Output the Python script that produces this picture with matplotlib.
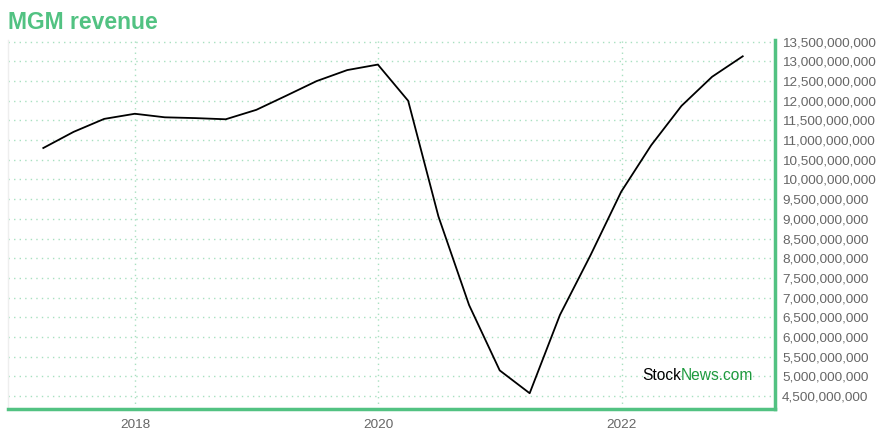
import matplotlib
matplotlib.use('Agg')
import matplotlib.pyplot as plt
import matplotlib.dates as mdates
from matplotlib.ticker import FuncFormatter, MultipleLocator
import pandas as pd

plt.rcParams['font.family'] = ['Liberation Sans', 'DejaVu Sans']

# 季度末日期和营收
quarters = pd.date_range('2017-03-31', periods=24, freq='QE')
revenue = [10.80, 11.21, 11.54, 11.67, 11.58, 11.56, 11.53, 11.77,
           12.13, 12.50, 12.78, 12.92, 12.00, 9.06, 6.81, 5.15,
           4.57, 6.56, 8.08, 9.69, 10.87, 11.87, 12.61, 13.13]
revenue = [v * 1e9 for v in revenue]

green = '#52c282'
grid_green = '#a8e0c0'

fig = plt.figure(figsize=(8.8, 4.4), dpi=100)
ax = fig.add_axes([0.0091, 0.0705, 0.8716, 0.8385])

ax.plot(quarters, revenue, color='black', linewidth=1.3)

ax.set_xlim(pd.Timestamp('2016-12-15'), pd.Timestamp('2023-04-07'))
ax.set_ylim(4.17e9, 13.543e9)

ax.xaxis.set_major_locator(mdates.YearLocator(2))
ax.xaxis.set_major_formatter(mdates.DateFormatter('%Y'))
ax.yaxis.set_major_locator(MultipleLocator(0.5e9))
ax.yaxis.set_major_formatter(FuncFormatter(lambda v, p: f'{v:,.0f}'))
ax.yaxis.tick_right()

ax.tick_params(axis='both', length=0, labelsize=9.7, colors='#666666')
ax.tick_params(axis='y', pad=5)
ax.tick_params(axis='x', pad=7)

ax.grid(True, color=grid_green, linestyle=(0, (1, 3)), linewidth=1)

ax.spines['top'].set_visible(False)
ax.spines['left'].set_color('#eeeeee')
ax.spines['left'].set_linewidth(1)
ax.spines['right'].set_color(green)
ax.spines['right'].set_linewidth(2.5)
ax.spines['bottom'].set_color(green)
ax.spines['bottom'].set_linewidth(2.5)

fig.text(0.009, 0.948, 'MGM revenue', color=green, fontsize=16.5,
         fontweight='bold', va='center', ha='left')

# 水印
t1 = ax.text(0.827, 0.09, 'Stock', transform=ax.transAxes, fontsize=11.2,
             color='black', ha='left', va='center')
fig.canvas.draw()
bb = t1.get_window_extent()
x2 = ax.transAxes.inverted().transform((bb.x1, bb.y0))[0]
ax.text(x2, 0.09, 'News.com', transform=ax.transAxes, fontsize=11.2,
        color='#1e9a3e', ha='left', va='center')

fig.savefig('out.png', dpi=100)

----------

## [TO BE DONE]
Pictures stay out. Print the data exactly, from its first line through the line containing "ax.yaxis.tick_right()".

## [OUTPUT OF THE EXERCISE]
Output the Python script that produces this picture with matplotlib.
import matplotlib
matplotlib.use('Agg')
import matplotlib.pyplot as plt
import matplotlib.dates as mdates
from matplotlib.ticker import FuncFormatter, MultipleLocator
import pandas as pd

plt.rcParams['font.family'] = ['Liberation Sans', 'DejaVu Sans']

# 季度末日期和营收
quarters = pd.date_range('2017-03-31', periods=24, freq='QE')
revenue = [10.80, 11.21, 11.54, 11.67, 11.58, 11.56, 11.53, 11.77,
           12.13, 12.50, 12.78, 12.92, 12.00, 9.06, 6.81, 5.15,
           4.57, 6.56, 8.08, 9.69, 10.87, 11.87, 12.61, 13.13]
revenue = [v * 1e9 for v in revenue]

green = '#52c282'
grid_green = '#a8e0c0'

fig = plt.figure(figsize=(8.8, 4.4), dpi=100)
ax = fig.add_axes([0.0091, 0.0705, 0.8716, 0.8385])

ax.plot(quarters, revenue, color='black', linewidth=1.3)

ax.set_xlim(pd.Timestamp('2016-12-15'), pd.Timestamp('2023-04-07'))
ax.set_ylim(4.17e9, 13.543e9)

ax.xaxis.set_major_locator(mdates.YearLocator(2))
ax.xaxis.set_major_formatter(mdates.DateFormatter('%Y'))
ax.yaxis.set_major_locator(MultipleLocator(0.5e9))
ax.yaxis.set_major_formatter(FuncFormatter(lambda v, p: f'{v:,.0f}'))
ax.yaxis.tick_right()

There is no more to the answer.